The color is nearly entirely opaque. It’s not quite black, but really a dense garnet that issues just the slightest cola-brown tints at the edges. The nose is perfectly balanced. Malt comes through as slightly powdery cocoa with a touch of baking bread. The hops are slightly citric along with some faint pine.

The mouthfeel is excellent – very full with fine carbonation. The first part of the sip is perfectly smooth, but roasted flavors come out without adding any char bitterness. That transitions into some resinous pine hop notes that are combined with a touch of grapefruit. There is no metallic unevenness, nor twang of alcohol. This is an awesomely even brew.

Lake Placid IPA

Lake Placid Brewing Co.
Utica, NY
India Pale Ale

The beer pours with decent clarity, through which steady streams of fine effervescence can be seen heading up to the surface to help bolster the already frothy beige head. The color is deep amber with toffee brown highlights.

Lake Placid IPAPungent, resinous piney aromas mingle with some very tart citrus notes. Hopheads will get fired up delving into the miasma of hops emanating from the glass.

The mouthfeel is excellent and expectedly hop-forward. The hops come together without zapping the tongue, and veer more towards the woodier pine flavors than any citrus fruit. There is a very subtle malt presence that helps to even out the swallow along the sides of the tongue but, ultimately, the finish is green and tart and gives a hint of the nearly 7% ABV that lurks behind what is otherwise a well-balanced, though certainly hoppy, brew.

He’Brew Hop Manna

Schmaltz Brewing Co.
Saratoga Springs, NY
He’Brew Hop Manna IPA

Love the folks at Schmaltz – they make great beer, aren’t afraid of taking chances, and manage to do it all without taking themselves too seriously. This brew is made with Warrior, Northern Brewer, Cascade, Amarillo, Crystal, Fuggle, and Golding AND is dry-hopped with the Cascade, Crystal, and Amarillos.

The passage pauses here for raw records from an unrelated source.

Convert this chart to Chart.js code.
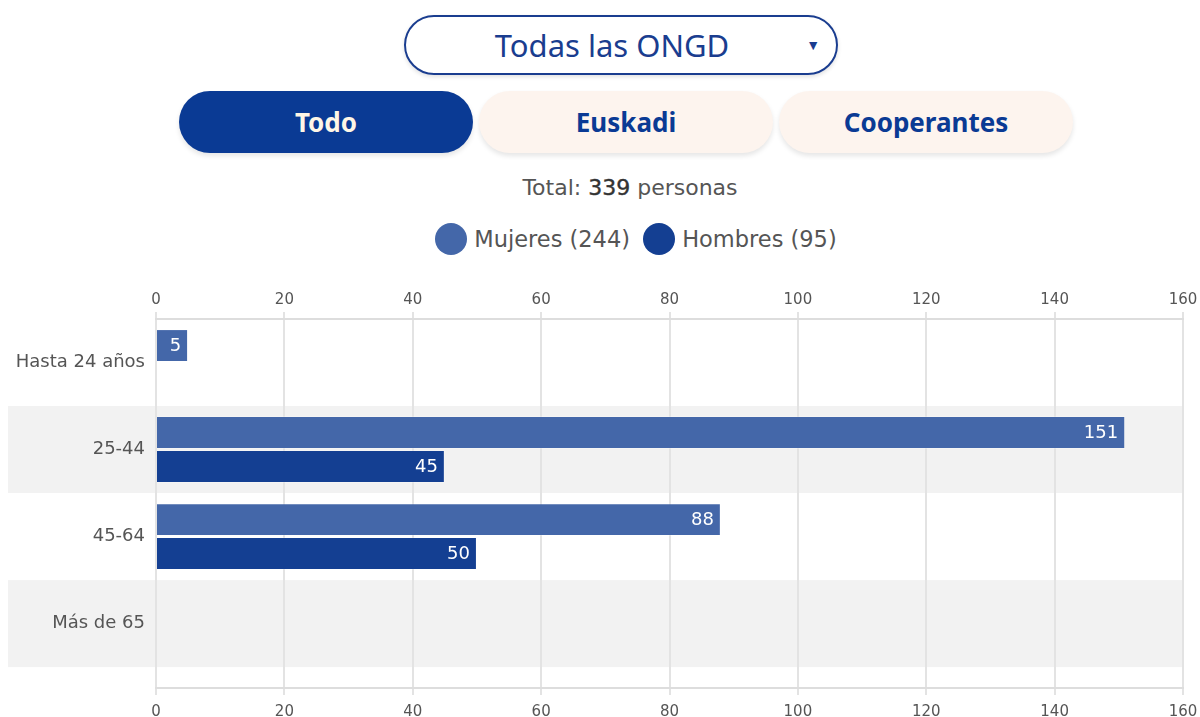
<!DOCTYPE html>
<html>
<head>
<meta charset="utf-8">
<script src="https://cdn.jsdelivr.net/npm/chart.js@4/dist/chart.umd.min.js"></script>
<style>
  html, body { margin: 0; padding: 0; background: #fff; width: 1200px; height: 717px; overflow: hidden; font-family: "DejaVu Sans", sans-serif; }
  .dd { position: absolute; left: 404px; top: 15px; width: 430px; height: 56px; border: 2px solid #1a3d8f; border-radius: 30px; box-shadow: 0 2px 4px rgba(0,0,0,0.12); color: #1a3d8f; font-family: "Noto Sans", sans-serif; font-size: 31px; line-height: 56px; }
  .dd .t { position: absolute; left: 0; width: 412px; text-align: center; top: 0; }
  .dd .arr { position: absolute; right: 16px; top: 0; font-size: 14px; }
  .btn { position: absolute; top: 91px; width: 294px; height: 62px; border-radius: 31px; line-height: 62px; text-align: center; font-family: "Noto Sans", sans-serif; font-size: 26px; font-weight: 700; box-shadow: 0 3px 5px rgba(0,0,0,0.10); }
  .b1 { left: 179px; background: #0a3a94; color: #fff6e6; }
  .b2 { left: 479px; background: #fdf4ee; color: #0a3a94; }
  .b3 { left: 779px; background: #fdf4ee; color: #0a3a94; }
  .total { position: absolute; top: 175px; left: 0; width: 1260px; text-align: center; font-size: 22px; color: #555; }
  .total b { font-weight: 400; color: #333; -webkit-text-stroke: 0.4px #333; }
  .legend { position: absolute; top: 223px; left: 0; width: 1272px; text-align: center; font-size: 22.5px; color: #555; }
  .legend span.item { display: inline-flex; align-items: center; margin: 0 3px; }
  .legend i { display: inline-block; width: 32px; height: 32px; border-radius: 50%; margin-right: 7px; }
  #wrap { position: absolute; left: 0; top: 270px; width: 1200px; height: 459px; }
</style>
</head>
<body>
<div class="dd"><span class="t">Todas las ONGD</span><span class="arr">▼</span></div>
<div class="btn b1">Todo</div>
<div class="btn b2">Euskadi</div>
<div class="btn b3">Cooperantes</div>
<div class="total" id="total"></div>
<div class="legend" id="legend"></div>
<div id="wrap"><canvas id="c"></canvas></div>
<script>
const categories = ["Hasta 24 años", "25-44", "45-64", "Más de 65"];
const seriesNames = ["Mujeres", "Hombres"];
const mujeres = [5, 151, 88, 0];
const hombres = [0, 45, 50, 0];
const xTicks = [0, 20, 40, 60, 80, 100, 120, 140, 160];
const colors = ["#4467a9", "#143f92"];

const sum = a => a.reduce((s, v) => s + v, 0);
document.getElementById('total').innerHTML = 'Total: <b>' + (sum(mujeres) + sum(hombres)) + '</b> personas';
const series = [mujeres, hombres];
document.getElementById('legend').innerHTML = seriesNames.map((n, i) =>
  '<span class="item"><i style="background:' + colors[i] + '"></i>' + n + ' (' + sum(series[i]) + ')</span>').join(' ');

const bandsPlugin = {
  id: 'bands',
  beforeDraw(chart) {
    const { ctx, chartArea, scales } = chart;
    const y = scales.y;
    ctx.save();
    ctx.fillStyle = '#f2f2f2';
    categories.forEach((c, i) => {
      if (i % 2 === 1) {
        const a = y.getPixelForValue(i - 0.5), b = y.getPixelForValue(i + 0.5);
        ctx.fillRect(8, Math.min(a, b), chartArea.right - 8, Math.abs(b - a));
      }
    });
    ctx.restore();
  }
};

const labelPlugin = {
  id: 'vals',
  afterDatasetsDraw(chart) {
    const ctx = chart.ctx;
    ctx.save();
    ctx.font = '18px "DejaVu Sans"';
    ctx.fillStyle = '#ffffff';
    ctx.textAlign = 'right';
    ctx.textBaseline = 'middle';
    chart.data.datasets.forEach((ds, di) => {
      chart.getDatasetMeta(di).data.forEach((bar, i) => {
        const v = ds.data[i].x;
        if (v > 0) ctx.fillText(String(v), bar.x - 7, bar.y + 1);
      });
    });
    ctx.restore();
  }
};

const xAxisCommon = {
  type: 'linear', min: xTicks[0], max: xTicks[xTicks.length - 1],
  afterBuildTicks: s => { s.ticks = xTicks.map(v => ({ value: v })); },
  afterFit: s => { s.paddingLeft = 0; s.paddingRight = 0; },
  grid: { color: '#e3e3e3', lineWidth: 2, tickLength: 7 },
  border: { color: '#dddddd', width: 2 },
  ticks: { color: '#555', font: { size: 15, family: '"DejaVu Sans"' }, maxRotation: 0 }
};

new Chart(document.getElementById('c'), {
  type: 'bar',
  data: {
    datasets: seriesNames.map((n, si) => ({
      label: n,
      data: series[si].map((v, i) => ({ x: v, y: i })),
      backgroundColor: colors[si],
      borderColor: 'rgba(255,255,255,0.25)',
      borderWidth: 1,
      categoryPercentage: 0.78,
      barPercentage: 0.97
    }))
  },
  options: {
    indexAxis: 'y',
    responsive: true,
    maintainAspectRatio: false,
    animation: false,
    layout: { padding: { left: 0, right: 17, top: 18, bottom: 0 } },
    plugins: { legend: { display: false }, tooltip: { enabled: false } },
    scales: {
      x: Object.assign({}, xAxisCommon, { position: 'top', ticks: Object.assign({}, xAxisCommon.ticks, { padding: 3 }) }),
      x2: Object.assign({}, xAxisCommon, { position: 'bottom', ticks: Object.assign({}, xAxisCommon.ticks, { padding: 8 }) }),
      y: {
        type: 'linear', reverse: true, offset: false, min: -0.5, max: categories.length - 0.26,
        afterBuildTicks: s => { s.ticks = categories.map((c, i) => ({ value: i })); },
        afterFit: s => { s.width = 156; },
        grid: { display: false, offset: false, drawTicks: false },
        border: { display: false },
        ticks: { color: '#555', font: { size: 18, family: '"DejaVu Sans"' }, padding: 11,
          callback: v => categories[v] }
      }
    }
  },
  plugins: [bandsPlugin, labelPlugin]
});
</script>
</body>
</html>
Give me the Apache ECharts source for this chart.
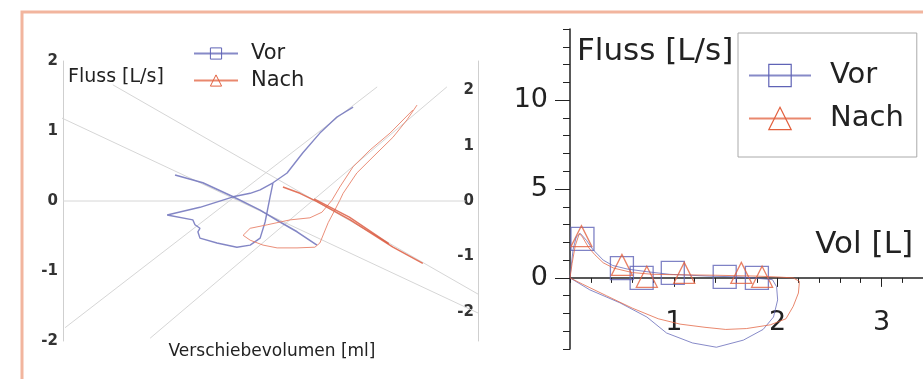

Not much head appears on the pour, but what does show up is cloud white and looks just as soft. The beer is straw gold with a honey quality to it that belies its crystal clarity. That clarity shows slow, sparse effervescence chugging up to the surface, keeping a clingy halo at the mouth of the glass.

The nose is not as aggressive as the seven hops may initially indicate, but Fuggle and Golding are much subtler than Cascade or Amarillo. What you get is a really nice medley of soft aromas. There is citrus, naturally, but that grapefruit spray emerges slowly behind a powdery floral bouquet of paperwhite, lavender, as well as some pine sap that masks just a bit of bready malt. Great stuff.

The mouthfeel excellent, accelerating from a surprisingly bubbly front and spreading out like a meadow. The hops hit immediately – bitter citrus first, then the wafting, rosy florals, and finally just a slightly metallic tobacco touch at the end. The malt is not apparent immediately, but the lack of any sere, saliva-sapping aridity shows that there is more balance than you might think.

Sixty-five IBUs is a lot, but not a ton, and this beer is an easy-going 6.8% that’s going to please any hophead. It’s hop-forward, to be sure, but Schmaltz has done a wonder here by creating a ‘big’ beer that is not going to be undrinkable for those who don’t have a sense of humulus. Nice stuff.